Com o Luc, ampliei minha consciência sobre as questões de gênero e sexualidade. Hoje convivo com mais tolerância e generosidade em relação à vida sexual alheia e à minha própria.

Como entender a ideia de alguém que nasce menino "preso" no corpo de uma menina?

Todos nascemos e vivemos presos a um corpo. A vida é uma correria que tem como prêmio na reta de chegada a finitude do corpo físico.

Me parece que o que resta a nós, pobres mortais, é cultivar alguma forma de transcendência para nos safar dessa prisão e aperfeiçoar nossa breve passagem por este mundo.

Para alguns, esse aperfeiçoamento passa por uma questão de gênero, para outros, pela questão religiosa ou pela psicanálise, pelas artes e até pelo trabalho...

Quem é que pode julgar o caminho do autoconhecimento alheio?

Sua pergunta me fez lembrar a resposta da atriz Laverne Cox, que é trans, à grande entrevistadora Katie Couric quando indagada sobre sua anatomia no lançamento da série "Orange Is The New Black". Laverne educadamente disse que esse tipo de pergunta limita o debate de temas mais amplos.

Eu concordo com ela. Ninguém até hoje perguntou ao Tom Hanks se ele tem pau pequeno, por exemplo. Talvez tenha, ou não. E isso não tem tanta importância.

Desde quando Luc está morando nos Estados Unidos e por quê? Seria a vida de um trans mais fácil por lá? Ele está namorando um homem?

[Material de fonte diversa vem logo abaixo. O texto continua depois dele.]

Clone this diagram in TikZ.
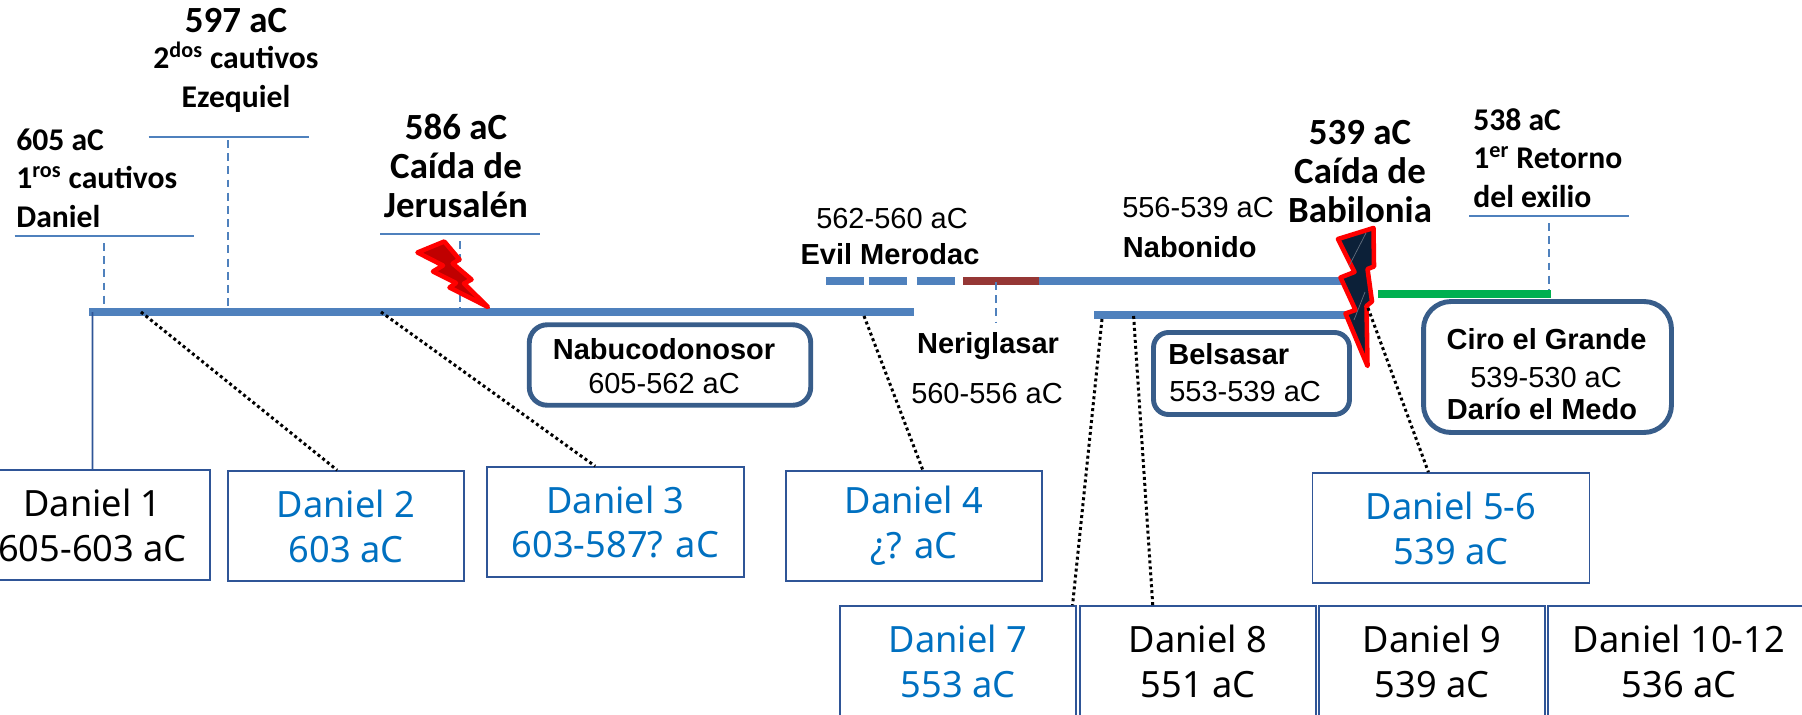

Luc cursou direito na PUC do Rio. Em 2012, num intercâmbio nos EUA, ganhou uma importante competição --a Inter American Human Rights Moot Court-- entre alunos da American University, em Washington, DC.

Conquistou a admiração de uma de suas ilustres professoras, Catalina Botero, relatora da Comissão Interamericana de Direitos Humanos da OEA.

Desde 2013, Luc trabalha diretamente com ela, na sede da OEA em Washington, na defesa da liberdade de expressão e direitos humanos na América Latina.

Essa é a razão de ele viver na capital dos EUA, onde se casou com Nicholas, seu marido, que também é trans.

Laerte é uma inspiração?

Laerte é uma inspiração e um grande amigo. Ou melhor, amiga. Estou sempre pedindo desculpas aos trans pelas minhas dificuldades com os pronomes. Sou um homem antigo, aprendo devagar e espero que eles tenham compaixão de mim.

O que você, como pai de Luc, aprendeu com tudo isso? O que há em termos de direito LGBT para ser conquistado no Brasil?

Aprendi uma coisa tão óbvia quanto difícil de praticar: que devemos sempre nos guiar pelo afeto.

Só assim temos chance de superar o estágio de atraso e preconceito que vivemos no Brasil, um país aparentemente liberal, mas extremamente violento quando o assunto é sexualidade.

Não estou falando apenas dos direitos LGBT. Falo também de crianças e mulheres que são cotidianamente importunadas por trogloditas, estupradas de forma cruel e sistemática diante dos nossos olhos passivos e atarantados.

Você já fez piada com bissexualidade ou trans? No "CQC" alguém já fez? Como você reagiu? Até que ponto uma piada pode ser permeada de preconceito?

O "CQC" faz piada com tudo, inclusive com sexualidade. Não vejo problema nisso. O humor vive de escancarar a dificuldade humana em reconhecer sua precariedade.

A única coisa que não se pode admitir numa piada é que ela não tenha graça. O comediante também nunca deve esquecer de rir de si mesmo. Senão ele vira um caga-regras e uma piada egóica dele pode virar tema de debate sub-intelectual.

Sobre o "CQC", há comentários de que o programa nunca esteve tão ruim. Audiência menor e necessidade de renovação. Que a própria Band estaria discutindo como trazer oxigênio ao programa e que ele perdeu relevância política e a aura de trazer novidades.

Renovação é necessidade permanente da TV, mídia gulosa por novidades. A história do "CQC" fala por si. Em sete anos, o programa virou referência no humor e no telejornalismo. Influenciou e continua influenciando uma geração de comunicadores e comediantes.